• **WHAT THIS TASK INVOLVES**
Write out the material exactly. Do not include the pictures.

• **DATA SECTION**
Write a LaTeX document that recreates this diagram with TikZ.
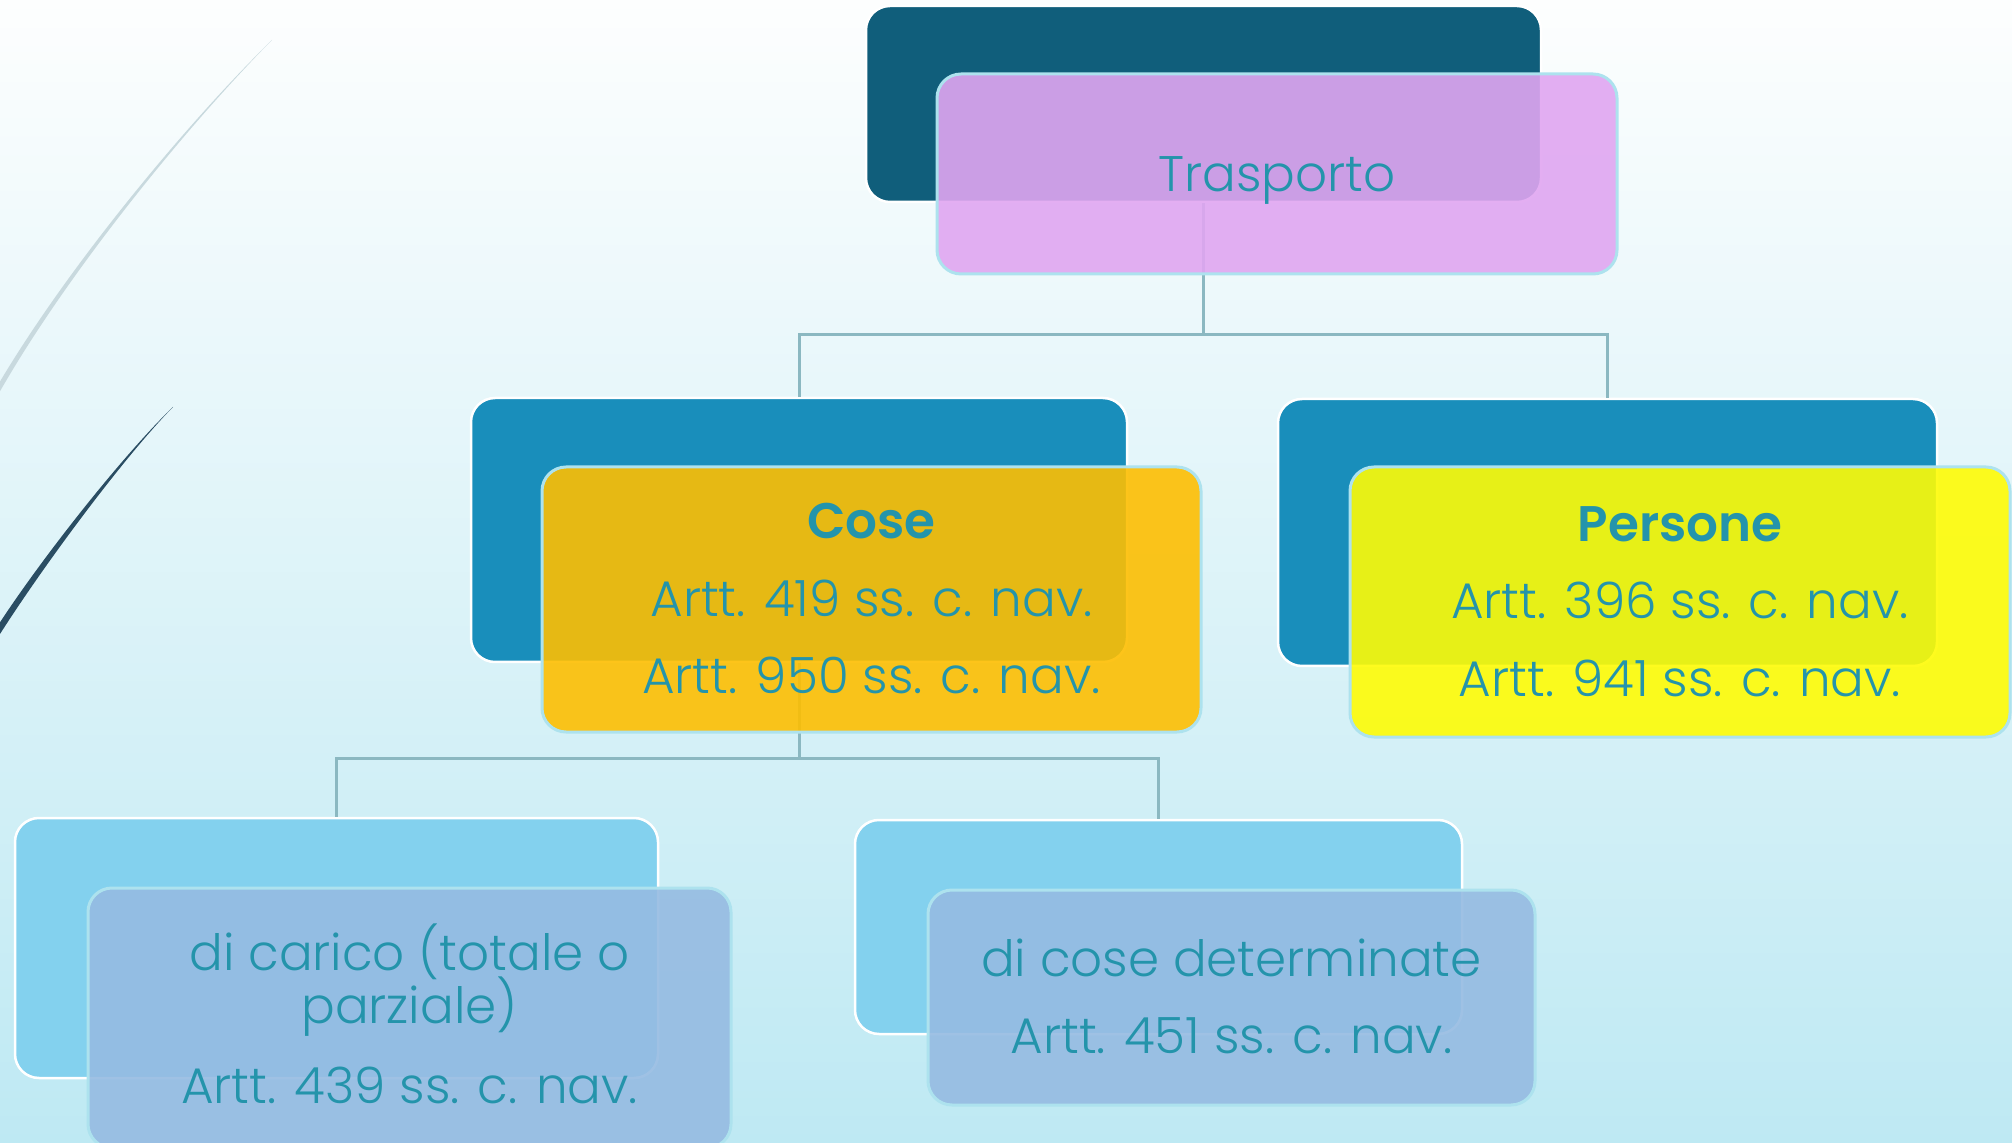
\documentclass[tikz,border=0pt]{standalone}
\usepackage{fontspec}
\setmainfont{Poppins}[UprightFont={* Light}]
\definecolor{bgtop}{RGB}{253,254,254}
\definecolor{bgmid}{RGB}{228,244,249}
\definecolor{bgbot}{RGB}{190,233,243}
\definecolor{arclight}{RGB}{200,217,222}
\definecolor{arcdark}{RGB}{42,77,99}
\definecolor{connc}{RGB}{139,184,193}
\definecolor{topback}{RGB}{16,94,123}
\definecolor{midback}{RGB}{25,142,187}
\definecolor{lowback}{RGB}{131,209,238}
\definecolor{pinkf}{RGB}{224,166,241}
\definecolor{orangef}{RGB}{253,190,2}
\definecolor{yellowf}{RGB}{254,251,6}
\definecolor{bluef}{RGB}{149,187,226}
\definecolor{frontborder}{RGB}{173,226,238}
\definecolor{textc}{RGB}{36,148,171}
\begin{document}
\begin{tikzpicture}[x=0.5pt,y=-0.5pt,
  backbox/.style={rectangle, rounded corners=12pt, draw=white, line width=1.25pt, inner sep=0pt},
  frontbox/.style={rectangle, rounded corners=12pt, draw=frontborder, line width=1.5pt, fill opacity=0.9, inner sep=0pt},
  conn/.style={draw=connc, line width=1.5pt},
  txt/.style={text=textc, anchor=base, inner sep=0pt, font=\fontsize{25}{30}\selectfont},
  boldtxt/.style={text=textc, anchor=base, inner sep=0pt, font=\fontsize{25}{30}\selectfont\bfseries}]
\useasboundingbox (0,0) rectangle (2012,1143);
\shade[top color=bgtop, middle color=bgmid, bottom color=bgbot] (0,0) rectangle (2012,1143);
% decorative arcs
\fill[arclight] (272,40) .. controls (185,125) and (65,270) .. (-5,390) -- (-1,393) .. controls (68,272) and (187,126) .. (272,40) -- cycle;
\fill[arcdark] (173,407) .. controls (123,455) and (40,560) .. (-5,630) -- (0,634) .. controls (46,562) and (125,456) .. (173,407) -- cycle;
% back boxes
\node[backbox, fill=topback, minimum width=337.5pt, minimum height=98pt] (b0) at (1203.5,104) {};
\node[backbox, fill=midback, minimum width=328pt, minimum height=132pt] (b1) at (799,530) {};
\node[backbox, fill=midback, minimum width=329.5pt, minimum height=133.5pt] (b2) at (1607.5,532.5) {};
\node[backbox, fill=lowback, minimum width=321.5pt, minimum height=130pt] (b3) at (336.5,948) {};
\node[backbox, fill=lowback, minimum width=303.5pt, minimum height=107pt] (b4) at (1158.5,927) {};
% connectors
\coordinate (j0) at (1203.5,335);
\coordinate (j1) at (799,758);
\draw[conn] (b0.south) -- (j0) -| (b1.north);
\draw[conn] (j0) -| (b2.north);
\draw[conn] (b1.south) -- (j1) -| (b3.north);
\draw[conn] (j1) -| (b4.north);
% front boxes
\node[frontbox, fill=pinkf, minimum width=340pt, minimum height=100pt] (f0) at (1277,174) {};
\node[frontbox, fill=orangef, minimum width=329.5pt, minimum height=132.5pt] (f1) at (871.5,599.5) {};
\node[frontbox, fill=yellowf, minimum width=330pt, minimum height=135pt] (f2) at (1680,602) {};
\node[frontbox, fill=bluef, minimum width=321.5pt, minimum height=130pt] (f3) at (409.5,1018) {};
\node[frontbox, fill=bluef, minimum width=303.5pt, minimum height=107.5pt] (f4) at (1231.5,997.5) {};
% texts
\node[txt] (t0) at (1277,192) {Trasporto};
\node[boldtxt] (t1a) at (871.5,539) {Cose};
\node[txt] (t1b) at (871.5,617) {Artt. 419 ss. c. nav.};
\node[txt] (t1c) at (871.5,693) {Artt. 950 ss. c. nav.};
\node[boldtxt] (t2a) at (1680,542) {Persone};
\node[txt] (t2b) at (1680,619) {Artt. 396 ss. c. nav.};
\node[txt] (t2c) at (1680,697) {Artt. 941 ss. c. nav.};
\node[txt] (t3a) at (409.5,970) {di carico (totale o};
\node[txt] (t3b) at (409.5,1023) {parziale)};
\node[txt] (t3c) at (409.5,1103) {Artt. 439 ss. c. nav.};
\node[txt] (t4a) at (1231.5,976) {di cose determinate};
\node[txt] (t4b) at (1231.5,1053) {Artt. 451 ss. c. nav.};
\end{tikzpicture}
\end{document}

• **RESULT**
Write a LaTeX document that recreates this diagram with TikZ.
\documentclass[tikz,border=0pt]{standalone}
\usepackage{fontspec}
\setmainfont{Poppins}[UprightFont={* Light}]
\definecolor{bgtop}{RGB}{253,254,254}
\definecolor{bgmid}{RGB}{228,244,249}
\definecolor{bgbot}{RGB}{190,233,243}
\definecolor{arclight}{RGB}{200,217,222}
\definecolor{arcdark}{RGB}{42,77,99}
\definecolor{connc}{RGB}{139,184,193}
\definecolor{topback}{RGB}{16,94,123}
\definecolor{midback}{RGB}{25,142,187}
\definecolor{lowback}{RGB}{131,209,238}
\definecolor{pinkf}{RGB}{224,166,241}
\definecolor{orangef}{RGB}{253,190,2}
\definecolor{yellowf}{RGB}{254,251,6}
\definecolor{bluef}{RGB}{149,187,226}
\definecolor{frontborder}{RGB}{173,226,238}
\definecolor{textc}{RGB}{36,148,171}
\begin{document}
\begin{tikzpicture}[x=0.5pt,y=-0.5pt,
  backbox/.style={rectangle, rounded corners=12pt, draw=white, line width=1.25pt, inner sep=0pt},
  frontbox/.style={rectangle, rounded corners=12pt, draw=frontborder, line width=1.5pt, fill opacity=0.9, inner sep=0pt},
  conn/.style={draw=connc, line width=1.5pt},
  txt/.style={text=textc, anchor=base, inner sep=0pt, font=\fontsize{25}{30}\selectfont},
  boldtxt/.style={text=textc, anchor=base, inner sep=0pt, font=\fontsize{25}{30}\selectfont\bfseries}]
\useasboundingbox (0,0) rectangle (2012,1143);
\shade[top color=bgtop, middle color=bgmid, bottom color=bgbot] (0,0) rectangle (2012,1143);
% decorative arcs
\fill[arclight] (272,40) .. controls (185,125) and (65,270) .. (-5,390) -- (-1,393) .. controls (68,272) and (187,126) .. (272,40) -- cycle;
\fill[arcdark] (173,407) .. controls (123,455) and (40,560) .. (-5,630) -- (0,634) .. controls (46,562) and (125,456) .. (173,407) -- cycle;
% back boxes
\node[backbox, fill=topback, minimum width=337.5pt, minimum height=98pt] (b0) at (1203.5,104) {};
\node[backbox, fill=midback, minimum width=328pt, minimum height=132pt] (b1) at (799,530) {};
\node[backbox, fill=midback, minimum width=329.5pt, minimum height=133.5pt] (b2) at (1607.5,532.5) {};
\node[backbox, fill=lowback, minimum width=321.5pt, minimum height=130pt] (b3) at (336.5,948) {};
\node[backbox, fill=lowback, minimum width=303.5pt, minimum height=107pt] (b4) at (1158.5,927) {};
% connectors
\coordinate (j0) at (1203.5,335);
\coordinate (j1) at (799,758);
\draw[conn] (b0.south) -- (j0) -| (b1.north);
\draw[conn] (j0) -| (b2.north);
\draw[conn] (b1.south) -- (j1) -| (b3.north);
\draw[conn] (j1) -| (b4.north);
% front boxes
\node[frontbox, fill=pinkf, minimum width=340pt, minimum height=100pt] (f0) at (1277,174) {};
\node[frontbox, fill=orangef, minimum width=329.5pt, minimum height=132.5pt] (f1) at (871.5,599.5) {};
\node[frontbox, fill=yellowf, minimum width=330pt, minimum height=135pt] (f2) at (1680,602) {};
\node[frontbox, fill=bluef, minimum width=321.5pt, minimum height=130pt] (f3) at (409.5,1018) {};
\node[frontbox, fill=bluef, minimum width=303.5pt, minimum height=107.5pt] (f4) at (1231.5,997.5) {};
% texts
\node[txt] (t0) at (1277,192) {Trasporto};
\node[boldtxt] (t1a) at (871.5,539) {Cose};
\node[txt] (t1b) at (871.5,617) {Artt. 419 ss. c. nav.};
\node[txt] (t1c) at (871.5,693) {Artt. 950 ss. c. nav.};
\node[boldtxt] (t2a) at (1680,542) {Persone};
\node[txt] (t2b) at (1680,619) {Artt. 396 ss. c. nav.};
\node[txt] (t2c) at (1680,697) {Artt. 941 ss. c. nav.};
\node[txt] (t3a) at (409.5,970) {di carico (totale o};
\node[txt] (t3b) at (409.5,1023) {parziale)};
\node[txt] (t3c) at (409.5,1103) {Artt. 439 ss. c. nav.};
\node[txt] (t4a) at (1231.5,976) {di cose determinate};
\node[txt] (t4b) at (1231.5,1053) {Artt. 451 ss. c. nav.};
\end{tikzpicture}
\end{document}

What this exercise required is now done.